Development History of American Vandal
Netflix
American Vandal was created by Tony Yacenda and Dan Perrault, who both had previously worked on videos for sites like Funny or Die and College Humor. They were joined by showrunner Dan Lagana, who worked on the comedy series Deadbeat, to help craft the series with a writer’s room of relatively new television writers.
When it came to casting the series, in an attempt to sell the reality of American Vandal, the creators avoided stars and cast relative unknowns, with the biggest star of season one being Jimmy Tatro who (despite having appeared in films like 22 Jump Street and Boo! A Madea Halloween) was primarily known for being a YouTube star, very much fitting the series’ tone of feeling like a real high school student.
American Vandal’s Comedy Works by Taking its Silly Premise Seriously
Both seasons of American Vandal are kicked off by absurd childish pranks reference to a bodily function or fluid. While this appears to be a laugh-out-loud comedy joke premise found in multiple R-rated raunchy comedies, the key to the humor in American Vandal is the presentation and the decision to play the joke out with a serious straight face.
Despite what appears to be a juvenile inciting incident in both seasons, the comedy comes from how serious everybody takes it.
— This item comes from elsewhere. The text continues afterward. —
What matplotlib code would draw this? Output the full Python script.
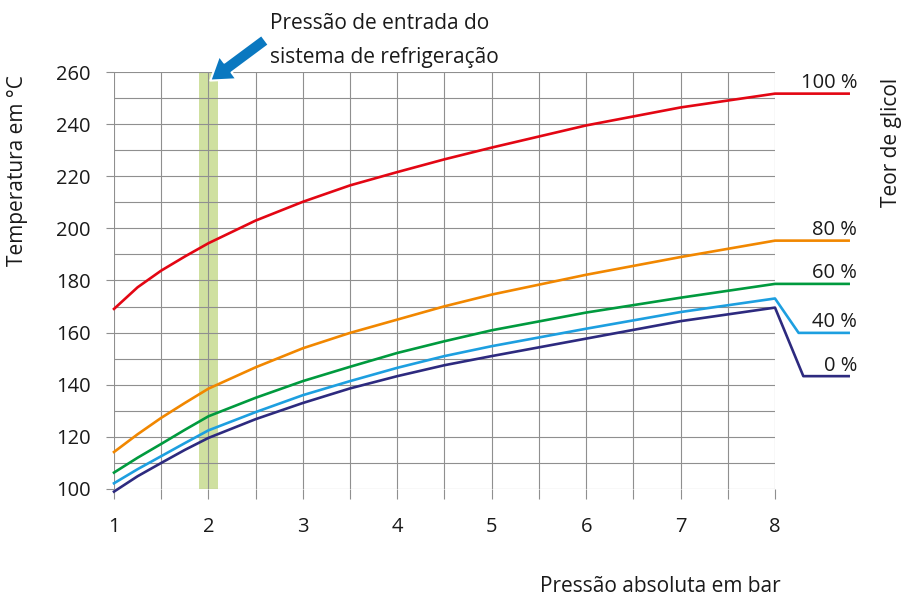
import matplotlib
matplotlib.use('Agg')
import matplotlib.pyplot as plt
import numpy as np

plt.rcParams['font.family'] = ['Open Sans', 'DejaVu Sans']

pressure = [1, 1.25, 1.5, 1.75, 2, 2.5, 3, 3.5, 4, 4.5, 5, 6, 7, 8]

t_100 = [169.1, 177.4, 183.8, 189.2, 194.3, 203.0, 210.2, 216.5, 221.6, 226.5, 231.0, 239.5, 246.4, 251.7]
t_80 = [114.2, 121.0, 127.3, 133.0, 138.5, 146.7, 154.0, 159.9, 165.0, 170.1, 174.6, 182.2, 189.0, 195.3]
t_60 = [106.3, 112.0, 117.3, 122.7, 127.9, 135.0, 141.4, 146.9, 152.2, 156.7, 160.9, 167.7, 173.4, 178.7]
t_40 = [102.2, 107.6, 112.6, 117.6, 122.5, 129.5, 136.0, 141.4, 146.5, 151.0, 154.8, 161.5, 167.9, 173.1]
t_0 = [99.0, 104.9, 110.0, 115.0, 119.6, 126.8, 133.0, 138.6, 143.3, 147.5, 151.0, 157.7, 164.4, 169.6]

# tails to the right of the grid, after x = 8
tail_x = {'100 %': [8.78], '80 %': [8.78], '60 %': [8.78],
          '40 %': [8.25, 8.78], '0 %': [8.30, 8.78]}
tail_y = {'100 %': [251.7], '80 %': [195.3], '60 %': [178.7],
          '40 %': [159.9, 159.9], '0 %': [143.3, 143.3]}

series = [('100 %', t_100, '#e30613'),
          ('80 %', t_80, '#f18700'),
          ('60 %', t_60, '#009a3e'),
          ('40 %', t_40, '#1d9fe0'),
          ('0 %', t_0, '#2d2a7f')]

band = (1.9, 2.1)

fig = plt.figure(figsize=(9.02, 5.97), dpi=100)
ax = fig.add_axes([114/902, 108/597, (775-114)/902, (489-72)/597])

ax.axvspan(band[0], band[1], color='#cfe0a0', lw=0, zorder=0)

for name, vals, col in series:
    xs = pressure + tail_x[name]
    ys = vals + tail_y[name]
    ax.plot(xs, ys, color=col, lw=1.9, clip_on=False, zorder=3)
    ax.annotate(name, xy=(8.87, tail_y[name][-1]), xytext=(0, 4),
                textcoords='offset points', ha='right', va='baseline',
                fontsize=14.5, color='#1a1a1a', annotation_clip=False)

ax.set_xlim(1, 8)
ax.set_ylim(100, 260)
ax.set_xticks(range(1, 9))
ax.set_xticks(np.arange(1.5, 8, 1), minor=True)
ax.set_yticks(range(100, 261, 20))
ax.set_yticks(range(110, 260, 20), minor=True)
ax.grid(True, which='both', color='#8f8f8f', lw=0.8)
for s in ax.spines.values():
    s.set_visible(False)
ax.tick_params(axis='x', which='both', length=7.5, width=0.8, color='#8f8f8f',
               pad=13, labelsize=14.5, labelcolor='#1a1a1a')
ax.tick_params(axis='y', which='both', length=6, width=0.8, color='#8f8f8f',
               pad=11, labelsize=14.5, labelcolor='#1a1a1a')
ax.tick_params(axis='y', which='minor', length=0)

# arrow pointing at the band
ax.annotate('', xy=(2.02, 256.7), xytext=(2.6, 272.3),
            arrowprops=dict(arrowstyle='simple,head_length=0.75,head_width=1.0,tail_width=0.42',
                            fc='#0a78c0', ec='white', lw=1.5, mutation_scale=21,
                            shrinkA=0, shrinkB=0),
            annotation_clip=False, zorder=5)

fig.text(270/902, 1 - 13/597, 'Pressão de entrada do\nsistema de refrigeração',
         ha='left', va='top', fontsize=15, linespacing=1.8, color='#1a1a1a')
fig.text(18/902, 1 - 171/597, 'Temperatura em °C', rotation=90,
         ha='center', va='center', fontsize=15, color='#1a1a1a')
fig.text(891/902, 1 - 142/597, 'Teor de glicol', rotation=90,
         ha='center', va='center', fontsize=15, color='#1a1a1a')
fig.text(781/902, 1 - 592/597, 'Pressão absoluta em bar',
         ha='right', va='baseline', fontsize=15, color='#1a1a1a')

fig.savefig('out.png', dpi=100)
A group of students defecating themselves is treated with a serious level of grandiose horror. This contrast of subject with tone makes the joke even funnier and has the added effect of being a true-to-life recreation of the mindset of a teenager. These events, while absurd and in the grand scheme of things can be small, are treated with massive stakes, just as teenagers feel emotions on a scale where everything is apocalyptic.
The mockumentary format also helps add another layer to the humor. Viewers tuning into American Vandal are likely familiar with the beats and structure of a true-crime documentary, from interviews and recreations to the level of stone-faced seriousness of the subject matter, and it plays off that to great comedic effect. The series enjoys playing the absurd nature of characters connecting the dots while looking at a whiteboard with various connecting lines but instead of solving a murder, they are solving a senior prank. It is a comedy that is in perfect understanding of the subject it is satirizing.
Yet while being a comedy, the series also touched upon social issues that are plaguing everyone, particularly teenagers who have grown up in a world where their entire life is on social media. It dealt with topics such as cyberbullying, depression, and the stress of what comes to teenagers’ life after school all while still delivering an incredibly humorous story.
Cancelation and Attempts To Save American Vandal
Netflix canceled American Vandal on October 26, 2018, just a month after season two premiered on the streaming service. The news came during a wave of high-profile Netflix cancelations including Luke Cage and Iron Fist and would be followed shortly by Daredevil and One Day At A Time. Reportedly CBS Studios, who produced the series, attempted to shop the series around to other networks. Due to contractual agreements with Netflix, while developing the series, it could not be sent to another streaming service which ruled out CBS All Access (now Paramount+) or Hulu.
The second season displayed that the series could extend beyond its initial joke, and could sustain for many years to come. American Vandal burst onto the scene and shined brightly but was put out just as it was getting started.
Lasting Impact
Paramount
When American Vandal premiered in 2017, the interest in true-crime documentaries and podcasts was a growing market. This rise in true crime material only grew with more documentaries like The Tinder Swindler and series dramatizing events like The Girl from Plainview and Inventing Anna. Fascination with true crime is the basis for the series Only Murders in the Building. While American Vandal can’t quite be directly linked to these series, it is interesting within the larger context what the series was tapping into, and how the format of these stories could be easily applied to various stories.
Series creator Dan Perrault and Tony Yacenda have since moved on to develop Players for Paramount+. Like American Vandal, Players focuses on a fictional League of Legends e-sports team and is a parody of sports documentaries like The Last Dance and Cheer. Players has been a hit with critics and audiences, and while American Vandal may not have gotten a third season, its legacy continues to live on.